Collaborative Law and Mediation

Posted on March 30, 2010 04:37 by Mary Owens

In March, I attended a four day course on collaborative law and mediation. The participants were attorneys, mental health professionals (counselors, therapists, psychologists) and financial experts. The experience was exciting in many respects. It was great to see so many people who are genuinely interested in Alternative Dispute Resolution and helping families resolve their differences in a healthy, productive manner. The couples who take this route of resolving disputes seem genuinely pleased to conclude their “business” with one another and move forward with their lives.  I gained valuable insight from the mental health professionals who I hope will assist me in serving as a mediator, collaborative lawyer or counsel in family law disputes in the future.

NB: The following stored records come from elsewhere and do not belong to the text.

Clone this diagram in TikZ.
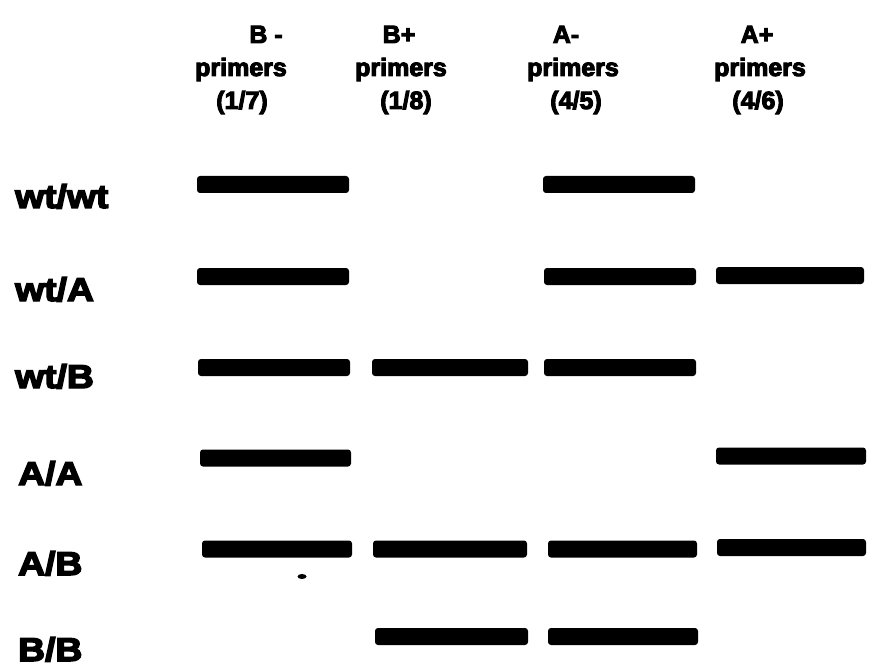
\documentclass[tikz,border=0pt]{standalone}
\usepackage{fontspec}
\newfontfamily\heavy[FakeBold=4]{Liberation Sans Bold}
\newfontfamily\heavywide[FakeBold=4.5, FakeStretch=1.13]{Liberation Sans Bold}
\tikzset{
  gelband/.style={fill=black, draw=none, rounded corners=3pt, inner sep=0pt,
                  minimum height=17pt},
  rowlabel/.style={anchor=base west, inner sep=0pt,
                   font=\heavywide\fontsize{33}{33}\selectfont},
  hdr/.style={anchor=base, inner sep=0pt,
              font=\heavy\fontsize{25}{25}\selectfont},
}
\begin{document}
\begin{tikzpicture}[x=1pt, y=-1pt]
\useasboundingbox[fill=white] (0,0) rectangle (877,668);

% column headings
\node[hdr] (h1a) at (266,43) {B -};
\node[hdr] (h1b) at (241,76) {primers};
\node[hdr] (h1c) at (242,109) {(1/7)};
\node[hdr] (h2a) at (399,43) {B+};
\node[hdr] (h2b) at (401,76) {primers};
\node[hdr] (h2c) at (406,109) {(1/8)};
\node[hdr] (h3a) at (566,43) {A-};
\node[hdr] (h3b) at (573,76) {primers};
\node[hdr] (h3c) at (576,109) {(4/5)};
\node[hdr] (h4a) at (757,43) {A+};
\node[hdr] (h4b) at (760,76) {primers};
\node[hdr] (h4c) at (758,109) {(4/6)};

% genotype labels
\node[rowlabel] (gWW) at (15,208) {wt/wt};
\node[rowlabel] (gWA) at (15,301) {wt/A};
\node[rowlabel] (gWB) at (15,388) {wt/B};
\node[rowlabel] (gAA) at (18,485) {A/A};
\node[rowlabel] (gAB) at (18,575) {A/B};
\node[rowlabel] (gBB) at (18,661) {B/B};

% PCR bands: wt/wt
\node[gelband, minimum width=152pt] (bWW1) at (273,184.5) {};
\node[gelband, minimum width=152pt] (bWW3) at (619,184.5) {};
% wt/A
\node[gelband, minimum width=152pt] (bWA1) at (273,276.5) {};
\node[gelband, minimum width=152pt] (bWA3) at (620,276.5) {};
\node[gelband, minimum width=148pt] (bWA4) at (790,275.5) {};
% wt/B
\node[gelband, minimum width=152pt] (bWB1) at (274,367.5) {};
\node[gelband, minimum width=156pt] (bWB2) at (450,367.5) {};
\node[gelband, minimum width=152pt] (bWB3) at (620,367.5) {};
% A/A
\node[gelband, minimum width=151pt] (bAA1) at (275.5,458) {};
\node[gelband, minimum width=150pt] (bAA4) at (791,456) {};
% A/B
\node[gelband, minimum width=150pt] (bAB1) at (277,549) {};
\node[gelband, minimum width=154pt] (bAB2) at (450,549) {};
\node[gelband, minimum width=149pt] (bAB3) at (622.5,549) {};
\node[gelband, minimum width=149pt] (bAB4) at (791.5,547.5) {};
% B/B
\node[gelband, minimum width=153pt] (bBB2) at (451.5,636.5) {};
\node[gelband, minimum width=150pt] (bBB3) at (623,636.5) {};

% speck below the A/B band
\fill (302,576.5) ellipse (4.5pt and 2.5pt);
\end{tikzpicture}
\end{document}
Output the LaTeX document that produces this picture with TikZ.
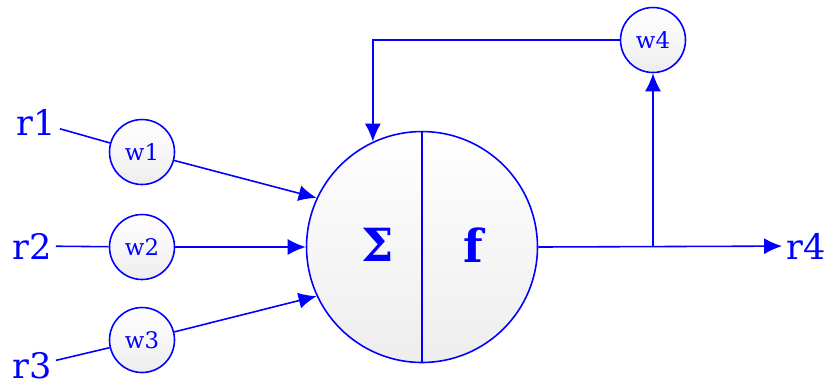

Alternative Dispute Resolution

Posted on December 4, 2009 04:41 by Mary Owens

The longer I practice family law, the more important I see alternative dispute resolution as a way to resolve differences in family law cases.  Whether a couple is divorcing or deciding upon a custody and visitation arrangement for a child, the path they choose is important.  Alternative dispute resolution gives people an opportunity to make a decision themselves rather than allow a third party to do so.  Most cases that start down the litigation path ultimately settle out of court.  So why not try that path from the beginning of the dispute?

 

In family law, there is no “one size fits all” approach to resolving a case, but I believe people are ultimately more satisfied with the decision made if they are actively involved in making that decision rather than abdicating this role to a judge.  While we are fortunate in our area to have very good judges, by taking a case to court, you are essentially giving up your right to create the solution.

 

Clearly in some cases alternative dispute resolution is not a workable solution, particularly if there is abuse; however, we can make that decision together based upon a client’s objectives and the process that suits the situation best.